Description of the task: Look below and pull out each line with the word "Output".

Materials provided:
--- Start ---
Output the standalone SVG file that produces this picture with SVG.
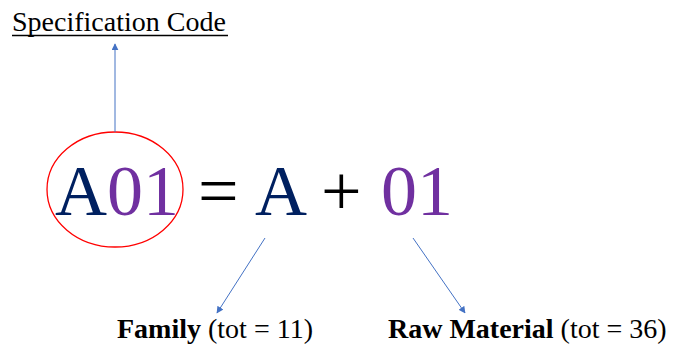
--- End ---
--- Start ---
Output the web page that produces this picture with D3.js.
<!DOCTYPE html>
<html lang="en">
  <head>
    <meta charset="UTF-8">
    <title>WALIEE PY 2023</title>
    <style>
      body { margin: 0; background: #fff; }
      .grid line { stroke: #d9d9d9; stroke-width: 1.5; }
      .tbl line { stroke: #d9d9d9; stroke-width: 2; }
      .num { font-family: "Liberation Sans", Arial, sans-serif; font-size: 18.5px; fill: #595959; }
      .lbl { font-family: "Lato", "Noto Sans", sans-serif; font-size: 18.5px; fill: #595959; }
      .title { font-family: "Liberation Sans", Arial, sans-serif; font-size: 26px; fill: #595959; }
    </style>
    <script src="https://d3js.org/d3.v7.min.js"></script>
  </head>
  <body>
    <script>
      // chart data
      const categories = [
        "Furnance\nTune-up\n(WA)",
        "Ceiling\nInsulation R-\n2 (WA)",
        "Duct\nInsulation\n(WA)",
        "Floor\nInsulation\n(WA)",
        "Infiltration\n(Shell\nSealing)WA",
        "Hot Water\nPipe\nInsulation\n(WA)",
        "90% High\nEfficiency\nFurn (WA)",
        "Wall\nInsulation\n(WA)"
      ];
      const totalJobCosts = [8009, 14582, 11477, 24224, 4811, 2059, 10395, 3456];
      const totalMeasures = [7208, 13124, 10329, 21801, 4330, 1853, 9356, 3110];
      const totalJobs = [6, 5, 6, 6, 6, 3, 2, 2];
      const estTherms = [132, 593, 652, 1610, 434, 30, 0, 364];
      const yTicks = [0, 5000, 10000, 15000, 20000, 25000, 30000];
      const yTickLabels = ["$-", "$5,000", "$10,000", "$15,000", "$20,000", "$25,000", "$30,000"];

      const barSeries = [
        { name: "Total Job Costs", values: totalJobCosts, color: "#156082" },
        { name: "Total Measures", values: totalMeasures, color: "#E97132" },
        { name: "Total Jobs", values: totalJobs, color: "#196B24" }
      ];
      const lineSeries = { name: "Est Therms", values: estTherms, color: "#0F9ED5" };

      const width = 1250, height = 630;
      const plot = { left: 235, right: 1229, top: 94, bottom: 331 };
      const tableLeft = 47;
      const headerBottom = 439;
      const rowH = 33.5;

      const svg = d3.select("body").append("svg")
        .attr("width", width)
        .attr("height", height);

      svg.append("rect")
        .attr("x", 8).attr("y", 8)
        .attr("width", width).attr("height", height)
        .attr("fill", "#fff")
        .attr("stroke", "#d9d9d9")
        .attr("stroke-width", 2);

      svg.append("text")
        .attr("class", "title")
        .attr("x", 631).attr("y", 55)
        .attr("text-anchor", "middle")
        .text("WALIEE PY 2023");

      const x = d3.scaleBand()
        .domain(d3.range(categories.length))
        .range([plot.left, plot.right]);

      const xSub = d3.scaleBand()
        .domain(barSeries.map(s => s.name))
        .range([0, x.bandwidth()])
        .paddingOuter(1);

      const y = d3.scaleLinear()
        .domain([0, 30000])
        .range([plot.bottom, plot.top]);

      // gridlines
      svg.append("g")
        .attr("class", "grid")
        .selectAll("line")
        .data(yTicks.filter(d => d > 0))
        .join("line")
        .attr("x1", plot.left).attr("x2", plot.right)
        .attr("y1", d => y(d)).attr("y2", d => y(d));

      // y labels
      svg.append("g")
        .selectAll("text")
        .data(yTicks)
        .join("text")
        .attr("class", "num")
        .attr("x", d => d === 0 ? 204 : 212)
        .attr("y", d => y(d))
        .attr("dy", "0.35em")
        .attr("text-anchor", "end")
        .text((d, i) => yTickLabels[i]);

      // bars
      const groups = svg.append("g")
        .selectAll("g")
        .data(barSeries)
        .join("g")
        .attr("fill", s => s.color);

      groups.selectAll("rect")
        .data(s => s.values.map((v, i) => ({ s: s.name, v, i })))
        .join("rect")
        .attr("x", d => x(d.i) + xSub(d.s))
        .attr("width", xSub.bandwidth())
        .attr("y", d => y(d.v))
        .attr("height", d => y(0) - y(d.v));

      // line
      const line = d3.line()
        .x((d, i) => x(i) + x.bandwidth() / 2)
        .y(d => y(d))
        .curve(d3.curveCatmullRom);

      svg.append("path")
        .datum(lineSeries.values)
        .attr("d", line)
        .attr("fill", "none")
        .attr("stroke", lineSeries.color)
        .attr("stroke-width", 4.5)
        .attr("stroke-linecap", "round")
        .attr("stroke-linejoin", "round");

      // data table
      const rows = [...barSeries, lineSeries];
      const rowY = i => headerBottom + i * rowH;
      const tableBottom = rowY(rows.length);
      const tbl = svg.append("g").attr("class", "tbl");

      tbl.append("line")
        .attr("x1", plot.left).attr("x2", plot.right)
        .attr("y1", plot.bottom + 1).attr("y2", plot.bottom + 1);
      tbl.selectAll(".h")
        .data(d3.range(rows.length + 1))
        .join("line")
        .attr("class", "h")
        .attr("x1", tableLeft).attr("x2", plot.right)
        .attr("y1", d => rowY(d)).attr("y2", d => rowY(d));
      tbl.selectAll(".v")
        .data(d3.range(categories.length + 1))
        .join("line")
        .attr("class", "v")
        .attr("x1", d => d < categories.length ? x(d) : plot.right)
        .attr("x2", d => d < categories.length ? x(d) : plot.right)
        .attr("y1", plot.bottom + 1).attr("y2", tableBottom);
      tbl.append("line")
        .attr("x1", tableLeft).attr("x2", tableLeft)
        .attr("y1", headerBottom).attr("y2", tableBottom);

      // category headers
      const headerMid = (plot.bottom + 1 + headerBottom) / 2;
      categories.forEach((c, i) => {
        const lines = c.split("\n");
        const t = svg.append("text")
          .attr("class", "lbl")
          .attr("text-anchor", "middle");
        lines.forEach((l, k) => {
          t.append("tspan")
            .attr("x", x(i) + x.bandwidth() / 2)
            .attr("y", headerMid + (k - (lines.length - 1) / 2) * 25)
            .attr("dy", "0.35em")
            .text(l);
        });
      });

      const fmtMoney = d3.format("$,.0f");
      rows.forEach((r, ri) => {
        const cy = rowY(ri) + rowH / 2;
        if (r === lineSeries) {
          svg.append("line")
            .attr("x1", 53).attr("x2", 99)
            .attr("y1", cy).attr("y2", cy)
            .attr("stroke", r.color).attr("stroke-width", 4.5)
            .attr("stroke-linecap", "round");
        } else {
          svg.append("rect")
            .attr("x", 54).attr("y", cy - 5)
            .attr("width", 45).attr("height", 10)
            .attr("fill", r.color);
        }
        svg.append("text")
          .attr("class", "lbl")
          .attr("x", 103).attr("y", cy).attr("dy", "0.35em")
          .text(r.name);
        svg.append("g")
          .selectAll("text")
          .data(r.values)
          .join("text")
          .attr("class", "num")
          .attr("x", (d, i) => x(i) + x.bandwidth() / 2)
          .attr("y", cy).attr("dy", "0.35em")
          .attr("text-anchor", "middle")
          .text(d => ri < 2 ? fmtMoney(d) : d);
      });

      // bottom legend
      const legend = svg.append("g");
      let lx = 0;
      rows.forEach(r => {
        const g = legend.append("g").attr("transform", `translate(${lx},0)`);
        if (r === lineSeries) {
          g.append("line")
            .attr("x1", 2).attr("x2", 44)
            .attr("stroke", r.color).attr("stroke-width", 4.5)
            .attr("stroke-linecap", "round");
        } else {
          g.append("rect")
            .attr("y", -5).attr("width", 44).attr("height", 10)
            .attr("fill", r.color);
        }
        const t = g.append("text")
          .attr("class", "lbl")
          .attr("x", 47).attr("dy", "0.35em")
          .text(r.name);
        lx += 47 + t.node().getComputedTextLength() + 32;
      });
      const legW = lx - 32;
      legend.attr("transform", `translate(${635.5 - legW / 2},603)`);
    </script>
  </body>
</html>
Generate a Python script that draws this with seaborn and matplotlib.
--- End ---
Task solution:
Output the standalone SVG file that produces this picture with SVG.
Output the web page that produces this picture with D3.js.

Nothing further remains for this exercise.